Written task: Retype only what runs from the beginning of the data through the line with "y_ticks = [0, 200, 400, 600, 800, 1000, 1200]"; please omit the pictures and keep every line exact.
======== Data segment
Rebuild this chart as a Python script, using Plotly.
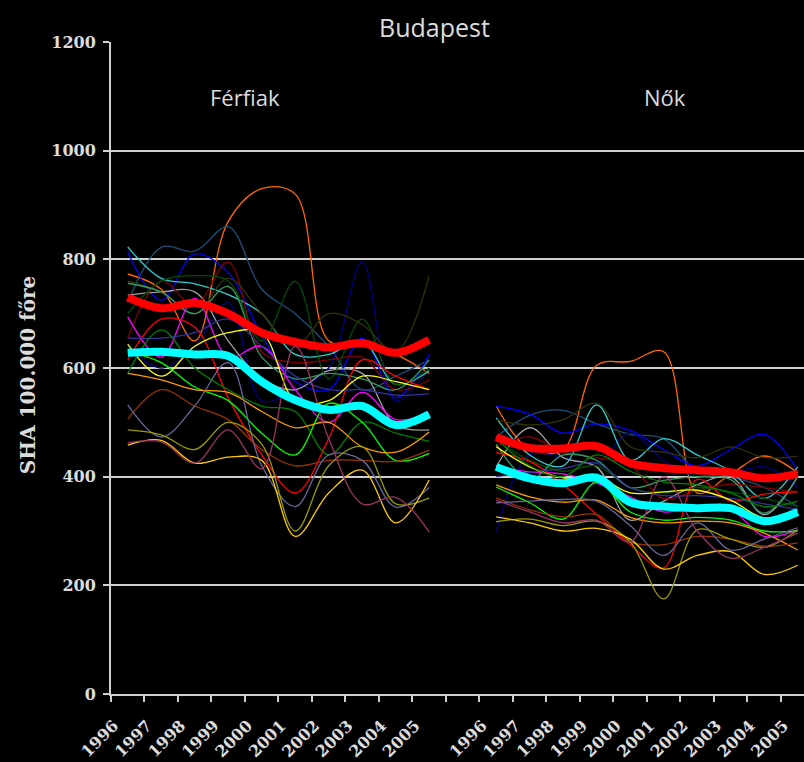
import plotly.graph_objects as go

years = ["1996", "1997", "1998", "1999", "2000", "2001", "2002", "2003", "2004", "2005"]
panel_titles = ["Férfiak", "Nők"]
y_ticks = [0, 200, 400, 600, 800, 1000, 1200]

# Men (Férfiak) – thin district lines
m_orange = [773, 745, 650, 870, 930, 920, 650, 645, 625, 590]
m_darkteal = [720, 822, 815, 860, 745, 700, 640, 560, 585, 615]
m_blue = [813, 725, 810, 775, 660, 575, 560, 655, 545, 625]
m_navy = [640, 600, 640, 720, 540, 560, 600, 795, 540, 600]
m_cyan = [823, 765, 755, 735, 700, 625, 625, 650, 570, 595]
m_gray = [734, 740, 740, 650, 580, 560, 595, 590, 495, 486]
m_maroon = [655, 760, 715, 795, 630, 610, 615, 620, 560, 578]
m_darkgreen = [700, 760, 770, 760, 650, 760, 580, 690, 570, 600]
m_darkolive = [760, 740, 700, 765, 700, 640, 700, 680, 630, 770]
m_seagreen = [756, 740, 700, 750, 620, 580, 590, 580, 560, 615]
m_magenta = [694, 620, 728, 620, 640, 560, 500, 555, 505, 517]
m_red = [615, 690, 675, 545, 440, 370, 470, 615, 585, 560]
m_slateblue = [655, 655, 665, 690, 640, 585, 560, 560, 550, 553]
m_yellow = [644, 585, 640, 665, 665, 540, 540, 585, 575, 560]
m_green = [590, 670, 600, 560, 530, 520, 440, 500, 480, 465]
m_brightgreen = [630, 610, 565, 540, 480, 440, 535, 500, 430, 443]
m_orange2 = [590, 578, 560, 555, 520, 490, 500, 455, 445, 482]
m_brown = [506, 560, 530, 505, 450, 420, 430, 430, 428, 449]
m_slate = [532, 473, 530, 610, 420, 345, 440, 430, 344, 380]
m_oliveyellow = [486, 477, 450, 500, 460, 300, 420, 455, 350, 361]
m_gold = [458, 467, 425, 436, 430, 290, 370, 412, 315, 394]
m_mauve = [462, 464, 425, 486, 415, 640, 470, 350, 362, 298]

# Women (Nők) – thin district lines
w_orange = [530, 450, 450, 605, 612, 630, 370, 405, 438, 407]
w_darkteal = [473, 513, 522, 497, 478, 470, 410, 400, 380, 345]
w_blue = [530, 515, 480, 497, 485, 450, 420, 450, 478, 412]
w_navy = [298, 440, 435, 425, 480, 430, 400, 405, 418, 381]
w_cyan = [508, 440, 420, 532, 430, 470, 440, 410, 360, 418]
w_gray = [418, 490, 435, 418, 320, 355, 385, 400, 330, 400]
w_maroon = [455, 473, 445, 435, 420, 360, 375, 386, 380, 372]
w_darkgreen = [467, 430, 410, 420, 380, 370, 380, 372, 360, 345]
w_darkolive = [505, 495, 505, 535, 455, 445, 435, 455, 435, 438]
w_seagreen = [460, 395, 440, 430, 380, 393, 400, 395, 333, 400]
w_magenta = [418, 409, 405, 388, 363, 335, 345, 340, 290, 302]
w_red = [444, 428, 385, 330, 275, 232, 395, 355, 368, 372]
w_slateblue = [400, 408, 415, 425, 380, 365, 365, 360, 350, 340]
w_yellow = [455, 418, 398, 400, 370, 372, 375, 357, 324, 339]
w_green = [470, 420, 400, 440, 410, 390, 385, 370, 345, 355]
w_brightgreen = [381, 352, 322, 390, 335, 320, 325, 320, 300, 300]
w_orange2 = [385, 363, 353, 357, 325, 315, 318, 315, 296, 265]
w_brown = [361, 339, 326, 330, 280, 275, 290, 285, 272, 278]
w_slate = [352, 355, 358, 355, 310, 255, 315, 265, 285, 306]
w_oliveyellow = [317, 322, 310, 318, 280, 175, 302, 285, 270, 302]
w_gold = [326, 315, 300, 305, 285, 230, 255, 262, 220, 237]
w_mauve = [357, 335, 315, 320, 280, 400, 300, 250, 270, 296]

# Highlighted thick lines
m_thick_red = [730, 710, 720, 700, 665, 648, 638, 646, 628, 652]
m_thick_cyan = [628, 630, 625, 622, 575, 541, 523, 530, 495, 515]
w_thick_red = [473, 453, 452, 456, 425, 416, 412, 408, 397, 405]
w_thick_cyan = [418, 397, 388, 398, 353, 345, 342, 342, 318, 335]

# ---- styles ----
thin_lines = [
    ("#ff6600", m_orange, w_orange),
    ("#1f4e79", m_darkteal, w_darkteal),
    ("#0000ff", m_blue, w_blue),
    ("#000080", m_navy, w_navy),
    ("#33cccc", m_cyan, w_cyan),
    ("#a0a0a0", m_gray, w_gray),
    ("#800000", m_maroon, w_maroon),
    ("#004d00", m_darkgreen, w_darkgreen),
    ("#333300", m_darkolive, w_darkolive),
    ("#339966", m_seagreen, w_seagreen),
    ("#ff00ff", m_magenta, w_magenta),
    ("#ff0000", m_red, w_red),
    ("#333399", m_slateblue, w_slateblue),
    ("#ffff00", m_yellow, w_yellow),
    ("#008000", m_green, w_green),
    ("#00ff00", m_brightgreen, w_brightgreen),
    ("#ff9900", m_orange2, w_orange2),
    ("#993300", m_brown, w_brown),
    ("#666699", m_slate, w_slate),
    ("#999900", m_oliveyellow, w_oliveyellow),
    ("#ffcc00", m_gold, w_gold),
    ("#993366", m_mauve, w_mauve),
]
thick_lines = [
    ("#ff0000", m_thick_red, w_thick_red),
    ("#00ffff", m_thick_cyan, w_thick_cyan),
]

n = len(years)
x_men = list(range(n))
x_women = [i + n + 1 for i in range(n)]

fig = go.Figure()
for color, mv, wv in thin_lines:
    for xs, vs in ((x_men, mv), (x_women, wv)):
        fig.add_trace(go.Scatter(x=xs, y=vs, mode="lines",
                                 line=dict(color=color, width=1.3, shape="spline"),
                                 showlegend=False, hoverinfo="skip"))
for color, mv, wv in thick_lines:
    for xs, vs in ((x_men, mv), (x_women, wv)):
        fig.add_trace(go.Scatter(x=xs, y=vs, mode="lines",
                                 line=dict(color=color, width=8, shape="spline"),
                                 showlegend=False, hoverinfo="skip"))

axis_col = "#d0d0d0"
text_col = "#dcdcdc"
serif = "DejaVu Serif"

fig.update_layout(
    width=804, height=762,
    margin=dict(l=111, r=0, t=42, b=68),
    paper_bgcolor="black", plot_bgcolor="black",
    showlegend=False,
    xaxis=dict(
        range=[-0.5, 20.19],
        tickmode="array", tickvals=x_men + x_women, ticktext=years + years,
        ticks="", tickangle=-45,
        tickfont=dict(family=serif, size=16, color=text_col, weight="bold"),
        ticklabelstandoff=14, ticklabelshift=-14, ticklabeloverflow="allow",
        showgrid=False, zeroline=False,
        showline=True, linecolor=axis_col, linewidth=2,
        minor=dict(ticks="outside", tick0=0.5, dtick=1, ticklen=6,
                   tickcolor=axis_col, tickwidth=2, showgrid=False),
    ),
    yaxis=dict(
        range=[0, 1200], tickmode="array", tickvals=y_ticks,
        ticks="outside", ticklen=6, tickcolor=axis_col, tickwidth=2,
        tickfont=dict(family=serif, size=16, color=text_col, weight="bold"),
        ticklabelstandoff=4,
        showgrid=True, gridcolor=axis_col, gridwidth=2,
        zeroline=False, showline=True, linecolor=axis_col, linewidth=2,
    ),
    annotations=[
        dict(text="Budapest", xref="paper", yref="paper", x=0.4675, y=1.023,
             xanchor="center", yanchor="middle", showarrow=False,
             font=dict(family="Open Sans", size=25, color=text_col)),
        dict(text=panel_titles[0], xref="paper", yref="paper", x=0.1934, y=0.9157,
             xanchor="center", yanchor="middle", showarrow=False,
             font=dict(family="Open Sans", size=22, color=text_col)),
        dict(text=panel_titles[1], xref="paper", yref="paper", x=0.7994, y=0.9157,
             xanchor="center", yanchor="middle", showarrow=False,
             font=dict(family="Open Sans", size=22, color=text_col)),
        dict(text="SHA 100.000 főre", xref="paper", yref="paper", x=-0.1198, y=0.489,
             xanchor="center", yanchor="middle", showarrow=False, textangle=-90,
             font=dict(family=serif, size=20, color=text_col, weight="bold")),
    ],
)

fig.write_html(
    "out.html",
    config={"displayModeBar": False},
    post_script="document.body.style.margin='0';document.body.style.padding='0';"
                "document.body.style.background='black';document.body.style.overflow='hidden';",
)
================
In response:
Rebuild this chart as a Python script, using Plotly.
import plotly.graph_objects as go

years = ["1996", "1997", "1998", "1999", "2000", "2001", "2002", "2003", "2004", "2005"]
panel_titles = ["Férfiak", "Nők"]
y_ticks = [0, 200, 400, 600, 800, 1000, 1200]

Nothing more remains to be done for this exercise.